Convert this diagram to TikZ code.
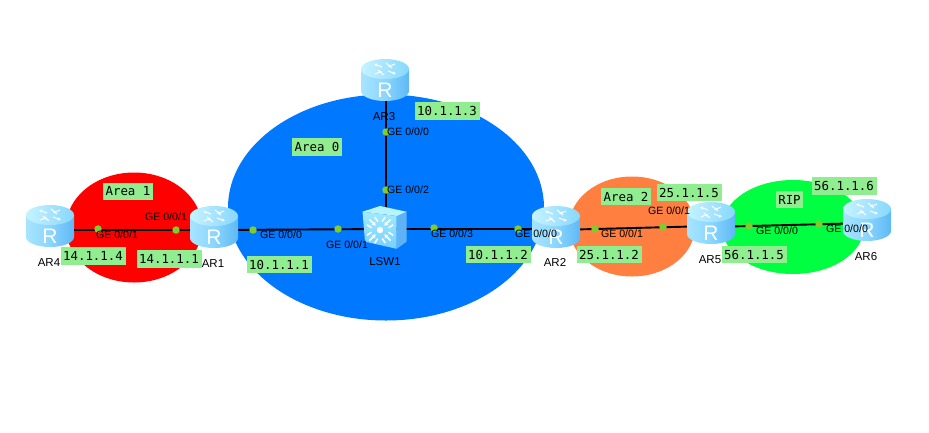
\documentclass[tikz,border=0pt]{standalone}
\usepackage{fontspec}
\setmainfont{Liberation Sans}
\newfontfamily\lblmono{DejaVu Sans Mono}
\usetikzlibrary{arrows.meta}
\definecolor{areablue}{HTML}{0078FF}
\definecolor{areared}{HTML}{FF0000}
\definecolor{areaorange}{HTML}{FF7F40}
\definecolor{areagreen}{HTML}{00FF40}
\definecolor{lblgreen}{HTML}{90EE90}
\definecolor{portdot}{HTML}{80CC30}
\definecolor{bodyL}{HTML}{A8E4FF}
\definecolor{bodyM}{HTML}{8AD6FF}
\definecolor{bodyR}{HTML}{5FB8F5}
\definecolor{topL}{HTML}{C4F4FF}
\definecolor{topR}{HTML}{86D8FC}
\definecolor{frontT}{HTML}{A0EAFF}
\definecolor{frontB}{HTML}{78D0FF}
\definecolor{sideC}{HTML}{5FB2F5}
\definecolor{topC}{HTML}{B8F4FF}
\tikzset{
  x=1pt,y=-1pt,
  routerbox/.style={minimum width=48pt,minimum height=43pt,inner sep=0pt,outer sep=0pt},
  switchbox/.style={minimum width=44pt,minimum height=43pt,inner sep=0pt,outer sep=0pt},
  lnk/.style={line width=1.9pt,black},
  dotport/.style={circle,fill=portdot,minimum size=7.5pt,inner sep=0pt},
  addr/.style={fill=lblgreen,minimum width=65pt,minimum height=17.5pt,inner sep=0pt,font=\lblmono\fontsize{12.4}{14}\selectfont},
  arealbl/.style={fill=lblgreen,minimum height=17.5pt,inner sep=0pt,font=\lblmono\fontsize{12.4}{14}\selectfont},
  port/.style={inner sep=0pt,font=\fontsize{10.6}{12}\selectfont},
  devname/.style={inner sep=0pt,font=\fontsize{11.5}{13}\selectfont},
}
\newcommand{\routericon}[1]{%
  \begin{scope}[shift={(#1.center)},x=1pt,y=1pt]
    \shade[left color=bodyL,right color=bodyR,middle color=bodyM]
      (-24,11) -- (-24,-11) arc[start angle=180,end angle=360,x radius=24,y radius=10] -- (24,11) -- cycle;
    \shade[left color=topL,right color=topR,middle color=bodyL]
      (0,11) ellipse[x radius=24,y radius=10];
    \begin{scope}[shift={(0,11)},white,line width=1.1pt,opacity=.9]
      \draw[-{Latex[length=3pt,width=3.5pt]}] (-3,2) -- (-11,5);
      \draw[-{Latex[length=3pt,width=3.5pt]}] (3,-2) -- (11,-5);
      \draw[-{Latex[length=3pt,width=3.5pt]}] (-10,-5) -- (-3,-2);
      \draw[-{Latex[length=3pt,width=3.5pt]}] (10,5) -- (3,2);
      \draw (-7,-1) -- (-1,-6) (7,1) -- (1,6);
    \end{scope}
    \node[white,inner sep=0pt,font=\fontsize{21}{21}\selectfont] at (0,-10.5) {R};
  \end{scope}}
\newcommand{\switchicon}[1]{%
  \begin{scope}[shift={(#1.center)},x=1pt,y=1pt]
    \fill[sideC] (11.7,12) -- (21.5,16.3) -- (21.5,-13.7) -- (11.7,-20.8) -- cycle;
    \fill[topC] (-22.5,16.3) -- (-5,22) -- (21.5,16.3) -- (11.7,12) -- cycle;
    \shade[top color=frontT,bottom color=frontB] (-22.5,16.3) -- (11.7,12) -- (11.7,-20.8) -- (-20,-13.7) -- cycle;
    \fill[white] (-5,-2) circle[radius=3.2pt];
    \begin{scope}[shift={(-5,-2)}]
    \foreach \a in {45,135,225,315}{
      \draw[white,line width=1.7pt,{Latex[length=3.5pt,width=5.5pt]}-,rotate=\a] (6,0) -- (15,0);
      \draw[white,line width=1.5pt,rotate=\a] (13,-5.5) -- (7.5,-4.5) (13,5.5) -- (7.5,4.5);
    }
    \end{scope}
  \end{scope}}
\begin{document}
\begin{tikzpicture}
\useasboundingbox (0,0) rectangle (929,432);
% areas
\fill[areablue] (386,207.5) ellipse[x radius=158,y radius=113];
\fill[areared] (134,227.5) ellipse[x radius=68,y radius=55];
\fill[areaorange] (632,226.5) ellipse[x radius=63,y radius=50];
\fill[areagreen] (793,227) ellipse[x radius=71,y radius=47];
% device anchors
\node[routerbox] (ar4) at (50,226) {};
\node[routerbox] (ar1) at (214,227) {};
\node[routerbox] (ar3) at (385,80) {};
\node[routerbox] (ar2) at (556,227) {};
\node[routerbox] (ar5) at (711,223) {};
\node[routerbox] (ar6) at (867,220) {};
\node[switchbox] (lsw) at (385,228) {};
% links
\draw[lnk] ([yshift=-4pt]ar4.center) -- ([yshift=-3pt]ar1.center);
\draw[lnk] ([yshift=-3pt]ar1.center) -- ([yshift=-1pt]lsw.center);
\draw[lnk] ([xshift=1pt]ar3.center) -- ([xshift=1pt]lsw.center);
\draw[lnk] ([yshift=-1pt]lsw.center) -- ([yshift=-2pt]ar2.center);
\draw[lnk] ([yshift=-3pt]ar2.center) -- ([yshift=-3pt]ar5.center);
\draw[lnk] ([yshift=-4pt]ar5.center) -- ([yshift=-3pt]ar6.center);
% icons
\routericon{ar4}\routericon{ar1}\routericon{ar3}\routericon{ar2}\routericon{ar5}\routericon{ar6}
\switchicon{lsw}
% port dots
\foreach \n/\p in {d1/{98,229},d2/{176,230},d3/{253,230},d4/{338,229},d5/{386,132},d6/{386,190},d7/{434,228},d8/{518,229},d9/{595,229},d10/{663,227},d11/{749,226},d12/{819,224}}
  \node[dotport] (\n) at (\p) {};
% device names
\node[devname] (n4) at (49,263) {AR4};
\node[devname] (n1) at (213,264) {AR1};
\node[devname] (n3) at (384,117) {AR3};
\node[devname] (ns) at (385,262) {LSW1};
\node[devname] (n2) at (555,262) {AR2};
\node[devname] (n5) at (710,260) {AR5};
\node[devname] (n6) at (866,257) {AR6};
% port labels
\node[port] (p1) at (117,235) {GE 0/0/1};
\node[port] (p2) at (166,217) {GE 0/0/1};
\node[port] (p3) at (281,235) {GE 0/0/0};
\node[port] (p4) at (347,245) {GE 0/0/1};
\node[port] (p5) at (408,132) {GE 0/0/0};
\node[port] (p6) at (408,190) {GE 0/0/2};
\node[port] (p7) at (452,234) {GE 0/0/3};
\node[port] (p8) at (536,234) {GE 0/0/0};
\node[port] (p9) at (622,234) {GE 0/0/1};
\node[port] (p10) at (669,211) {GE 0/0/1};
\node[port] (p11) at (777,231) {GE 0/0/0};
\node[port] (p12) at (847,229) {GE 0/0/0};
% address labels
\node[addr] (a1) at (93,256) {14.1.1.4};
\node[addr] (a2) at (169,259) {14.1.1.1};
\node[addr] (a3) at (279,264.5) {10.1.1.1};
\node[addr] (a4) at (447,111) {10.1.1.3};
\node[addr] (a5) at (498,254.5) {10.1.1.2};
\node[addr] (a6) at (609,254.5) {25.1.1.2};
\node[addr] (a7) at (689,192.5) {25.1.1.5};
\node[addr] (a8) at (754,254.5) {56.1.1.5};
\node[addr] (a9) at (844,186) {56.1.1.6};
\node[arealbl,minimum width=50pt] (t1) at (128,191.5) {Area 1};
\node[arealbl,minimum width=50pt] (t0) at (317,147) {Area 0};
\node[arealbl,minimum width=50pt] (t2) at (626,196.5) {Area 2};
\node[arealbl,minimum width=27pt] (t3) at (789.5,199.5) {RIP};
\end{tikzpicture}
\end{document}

...

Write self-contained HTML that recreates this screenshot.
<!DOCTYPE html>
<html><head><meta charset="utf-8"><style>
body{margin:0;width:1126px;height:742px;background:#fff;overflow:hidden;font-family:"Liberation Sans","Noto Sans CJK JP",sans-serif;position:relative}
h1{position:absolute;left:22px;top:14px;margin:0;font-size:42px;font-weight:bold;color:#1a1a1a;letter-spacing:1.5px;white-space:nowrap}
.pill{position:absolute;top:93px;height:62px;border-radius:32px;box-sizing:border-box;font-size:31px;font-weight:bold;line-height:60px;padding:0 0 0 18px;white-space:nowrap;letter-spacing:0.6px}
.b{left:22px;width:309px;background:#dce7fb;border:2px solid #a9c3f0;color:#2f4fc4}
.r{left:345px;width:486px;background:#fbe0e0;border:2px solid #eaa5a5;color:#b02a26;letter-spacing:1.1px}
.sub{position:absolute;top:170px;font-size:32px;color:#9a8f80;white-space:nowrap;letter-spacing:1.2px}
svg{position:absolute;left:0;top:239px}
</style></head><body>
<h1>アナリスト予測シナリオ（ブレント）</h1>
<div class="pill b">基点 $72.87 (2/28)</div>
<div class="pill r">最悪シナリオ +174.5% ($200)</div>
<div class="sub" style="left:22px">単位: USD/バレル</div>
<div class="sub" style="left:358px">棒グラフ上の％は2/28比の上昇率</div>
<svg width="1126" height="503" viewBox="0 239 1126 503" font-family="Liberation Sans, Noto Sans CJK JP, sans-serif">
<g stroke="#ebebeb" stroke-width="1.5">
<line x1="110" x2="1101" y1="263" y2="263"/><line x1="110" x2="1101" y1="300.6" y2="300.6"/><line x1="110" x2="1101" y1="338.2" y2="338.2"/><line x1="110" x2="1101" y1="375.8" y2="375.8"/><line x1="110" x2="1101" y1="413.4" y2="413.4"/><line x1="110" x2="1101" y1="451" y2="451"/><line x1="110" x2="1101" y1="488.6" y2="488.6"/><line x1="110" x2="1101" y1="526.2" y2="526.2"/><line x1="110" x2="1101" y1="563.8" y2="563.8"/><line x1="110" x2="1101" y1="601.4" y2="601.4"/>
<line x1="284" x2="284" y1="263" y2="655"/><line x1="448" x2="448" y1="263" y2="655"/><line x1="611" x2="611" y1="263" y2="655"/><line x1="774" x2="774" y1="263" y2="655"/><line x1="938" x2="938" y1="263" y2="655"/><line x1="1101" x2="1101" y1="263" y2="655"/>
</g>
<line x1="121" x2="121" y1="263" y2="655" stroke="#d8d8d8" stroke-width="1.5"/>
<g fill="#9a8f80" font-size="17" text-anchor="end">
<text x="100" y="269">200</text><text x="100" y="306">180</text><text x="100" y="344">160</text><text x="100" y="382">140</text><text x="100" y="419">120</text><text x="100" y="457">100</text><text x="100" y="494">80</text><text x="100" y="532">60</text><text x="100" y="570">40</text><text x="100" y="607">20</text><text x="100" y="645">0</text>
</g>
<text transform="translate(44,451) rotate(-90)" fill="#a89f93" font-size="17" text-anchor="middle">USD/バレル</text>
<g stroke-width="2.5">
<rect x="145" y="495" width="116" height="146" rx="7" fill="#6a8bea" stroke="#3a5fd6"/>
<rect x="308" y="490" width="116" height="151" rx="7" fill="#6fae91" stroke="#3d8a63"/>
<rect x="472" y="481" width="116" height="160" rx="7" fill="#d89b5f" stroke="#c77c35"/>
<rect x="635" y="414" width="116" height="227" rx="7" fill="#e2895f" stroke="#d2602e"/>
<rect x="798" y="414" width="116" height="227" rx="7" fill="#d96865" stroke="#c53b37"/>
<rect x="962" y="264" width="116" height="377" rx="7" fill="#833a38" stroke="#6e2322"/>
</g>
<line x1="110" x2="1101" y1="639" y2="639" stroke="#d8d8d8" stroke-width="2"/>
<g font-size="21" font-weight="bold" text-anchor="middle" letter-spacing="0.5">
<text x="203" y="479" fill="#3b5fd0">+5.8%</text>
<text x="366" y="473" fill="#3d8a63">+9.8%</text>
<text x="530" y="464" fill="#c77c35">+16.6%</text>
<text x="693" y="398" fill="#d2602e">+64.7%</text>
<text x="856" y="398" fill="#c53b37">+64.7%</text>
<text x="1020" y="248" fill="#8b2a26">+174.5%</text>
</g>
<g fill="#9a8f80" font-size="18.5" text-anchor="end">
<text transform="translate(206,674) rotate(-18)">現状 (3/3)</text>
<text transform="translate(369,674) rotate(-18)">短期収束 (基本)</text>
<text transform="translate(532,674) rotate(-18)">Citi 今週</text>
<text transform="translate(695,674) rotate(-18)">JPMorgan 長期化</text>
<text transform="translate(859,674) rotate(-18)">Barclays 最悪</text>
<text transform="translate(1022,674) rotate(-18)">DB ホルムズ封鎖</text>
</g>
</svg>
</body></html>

▶ _TASK REQUIREMENTS_
Only lines holding the string "this" are wanted; gather each one from the entries above.

▶ _THE SOLUTION_
Convert this diagram to TikZ code.
Write self-contained HTML that recreates this screenshot.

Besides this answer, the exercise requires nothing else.